The proposal has proven to be controversial, as many Italian-Americans view Columbus Day as a celebration of their national heritage.
Councilmember Joe Buscaino, who is an Italian-American, has called the proposal to replace Columbus Day with Indigenous Peoples Day “troubling” and divisive.
“I support the creation of Indigenous Peoples Day here in Los Angeles … but not at the expense of another cultural heritage,” Buscaino said in October.
O’Farrell’s original motion called for creating Indigenous People’s Day but did not specifically direct it to replace Columbus Day. A subsequent report from the Human Relations Commission made the recommendation to replace Columbus Day.
Observing a holiday like Columbus Day currently costs the city about $2 million in overtime and more than $9 million in “soft” costs from reduced productivity, the report said.
“Instituting an additional paid holiday would be a fiscal challenge, given all other budget priorities facing the city,” the report said.
The report found a consensus among Los Angeles stakeholders for adding an Indigenous Peoples Day but sharp disagreement in how the creation of the holiday should be done and if it should replace Columbus Day.

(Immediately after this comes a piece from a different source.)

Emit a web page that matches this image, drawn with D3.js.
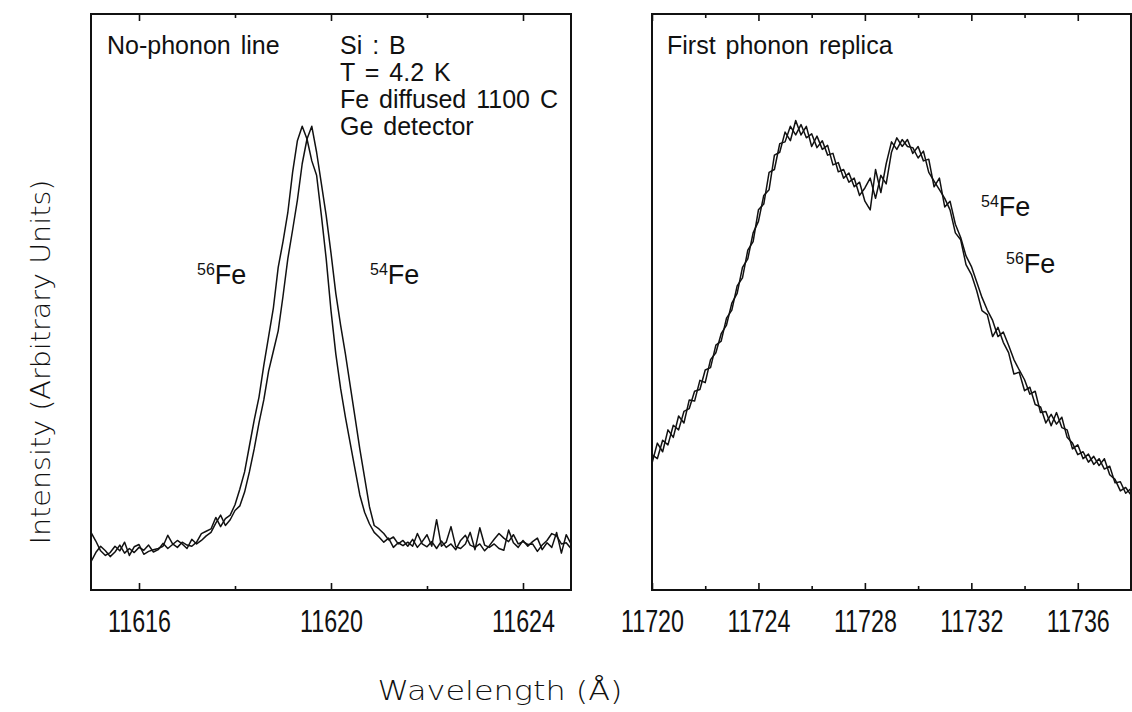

“I do think that they are two separate things and they’ve now unfairly been lumped into one, because when I come here and I stand here and say that I want Columbus Day to stay intact, I am looked at as if I don’t want the indigenous people recognized. And on behalf of all the groups I represent, that is not the intent,” Ann Potenza, president of the Federated Italo-Americans of Southern California, told the committee in December.

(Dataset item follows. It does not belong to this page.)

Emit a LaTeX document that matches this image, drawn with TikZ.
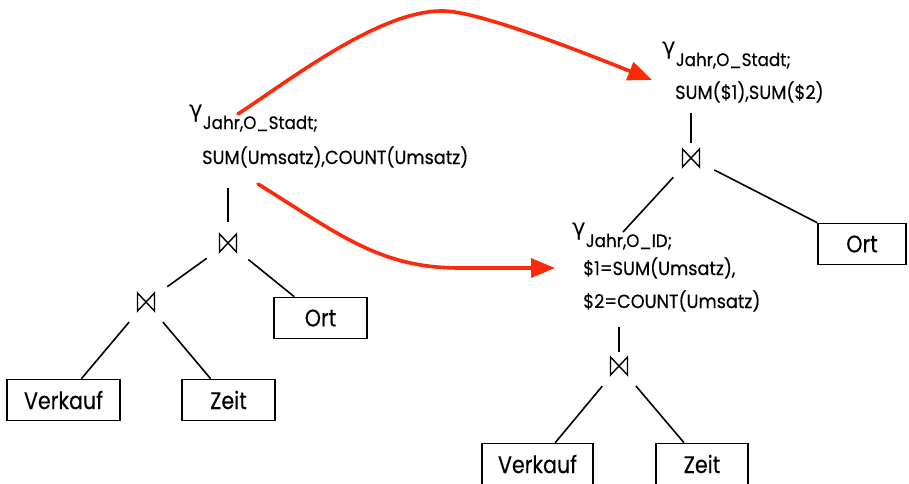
\documentclass[tikz,border=0pt]{standalone}
\usepackage{fontspec}
\setmainfont{Poppins}[FakeStretch=0.93,FakeBold=0.3]
\newfontfamily\boxfont{Poppins}[FakeStretch=0.86,FakeBold=0.3]
\newfontfamily\greekfont{DejaVu Sans}
\usetikzlibrary{arrows.meta}
\definecolor{flowred}{RGB}{250,42,10}
\newcommand{\gam}{{\greekfont\fontsize{23}{23}\selectfont γ}}
\newcommand{\subsc}[1]{\raisebox{-12pt}{\fontsize{18}{18}\selectfont #1}}
\tikzset{
  x=1pt, y=-1pt,
  rel/.style={draw, line width=1.6pt, minimum height=41pt, inner sep=0pt,
    font=\boxfont\fontsize{24}{24}\selectfont},
  joinop/.style={circle, minimum size=52pt, inner sep=0pt,
    path picture={
      \draw[line width=1.4pt]
        ([shift={(-8.5pt,-9pt)}]path picture bounding box.center) --
        ([shift={(-8.5pt,9pt)}]path picture bounding box.center) --
        ([shift={(8.5pt,-9pt)}]path picture bounding box.center) --
        ([shift={(8.5pt,9pt)}]path picture bounding box.center) -- cycle;
    }},
  edge/.style={line width=1.6pt},
  flow/.style={flowred, line width=3.6pt, line cap=round,
    -{Triangle[length=24pt,width=19pt]}},
  lab/.style={anchor=base west, inner sep=0pt,
    font=\fontsize{19}{19}\selectfont},
}
\begin{document}
\begin{tikzpicture}
\useasboundingbox (0,0) rectangle (909,483);
\fill[white] (0,0) rectangle (909,483);

% ---- left plan: aggregation over the full join ----
\node[lab] (g1) at (189,117) {\gam\subsc{Jahr,O\_Stadt;}};
\node[lab] (g1b) at (202,164) {SUM(Umsatz),COUNT(Umsatz)};
\coordinate (v1) at (228,188);
\node[joinop] (j1) at (228,243) {};
\node[joinop] (j2) at (146,302) {};
\node[rel, minimum width=93pt] (ort1) at (320.5,318) {Ort};
\node[rel, minimum width=113pt] (verk1) at (63.5,400) {Verkauf};
\node[rel, minimum width=93pt] (zeit1) at (228.5,400) {Zeit};

\draw[edge, shorten <=-5pt] (j1) -- (v1);
\draw[edge] (j1) -- (j2);
\draw[edge] (j1) -- (ort1);
\draw[edge] (j2) -- (verk1);
\draw[edge] (j2) -- (zeit1);

% ---- right plan: pre-aggregation below the join with Ort ----
\node[lab] (g2) at (662,54) {\gam\subsc{Jahr,O\_Stadt;}};
\node[lab] (g2b) at (675,99) {SUM(\$1),SUM(\$2)};
\coordinate (v2) at (691,113);
\node[joinop] (j3) at (691,158) {};
\node[rel, minimum width=88pt] (ort2) at (862,244) {Ort};

\node[lab] (g3) at (572,235) {\gam\subsc{Jahr,O\_ID;}};
\node[lab] (g3b) at (583,275) {\$1=SUM(Umsatz),};
\node[lab] (g3c) at (583,308) {\$2=COUNT(Umsatz)};
\coordinate (g3top) at (623,232);
\coordinate (v3) at (619,327);
\node[joinop] (j4) at (619,366) {};
\node[rel, minimum width=111pt] (verk2) at (537.5,464) {Verkauf};
\node[rel, minimum width=92pt] (zeit2) at (702,464) {Zeit};

\draw[edge, shorten <=-11pt] (j3) -- (v2);
\draw[edge] (j3) -- (g3top);
\draw[edge] (j3) -- (ort2.north west);
\draw[edge, shorten <=-12pt] (j4) -- (v3);
\draw[edge] (j4) -- (verk2);
\draw[edge] (j4) -- (zeit2);

% ---- rewriting arrows ----
\coordinate (a1s) at (238,114);
\coordinate (a1e) at (652,80);
\coordinate (a2s) at (258,184);
\coordinate (a2e) at (555,268);
\draw[flow] (a1s) .. controls (290,80) and (380,10) .. (443,11)
  .. controls (470,11) and (540,35) .. (a1e);
\draw[flow] (a2s) .. controls (340,235) and (380,268) .. (460,268) -- (a2e);
\end{tikzpicture}
\end{document}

Los Angeles would not be the first city to replace Columbus Day, which is a federal holiday, with Indigenous Peoples Day. Nine cities in 2015 voted to do the same, and other cities like Seattle, Minneapolis, Berkeley and Santa Cruz have also done so previously, as have several states.
In 2009, then-Gov. Arnold Schwarzenegger eliminated the Columbus Day state holiday as part of a budget-cutting measure, but Los Angeles continues to observe the holiday as one of 12 where city workers get a paid day off.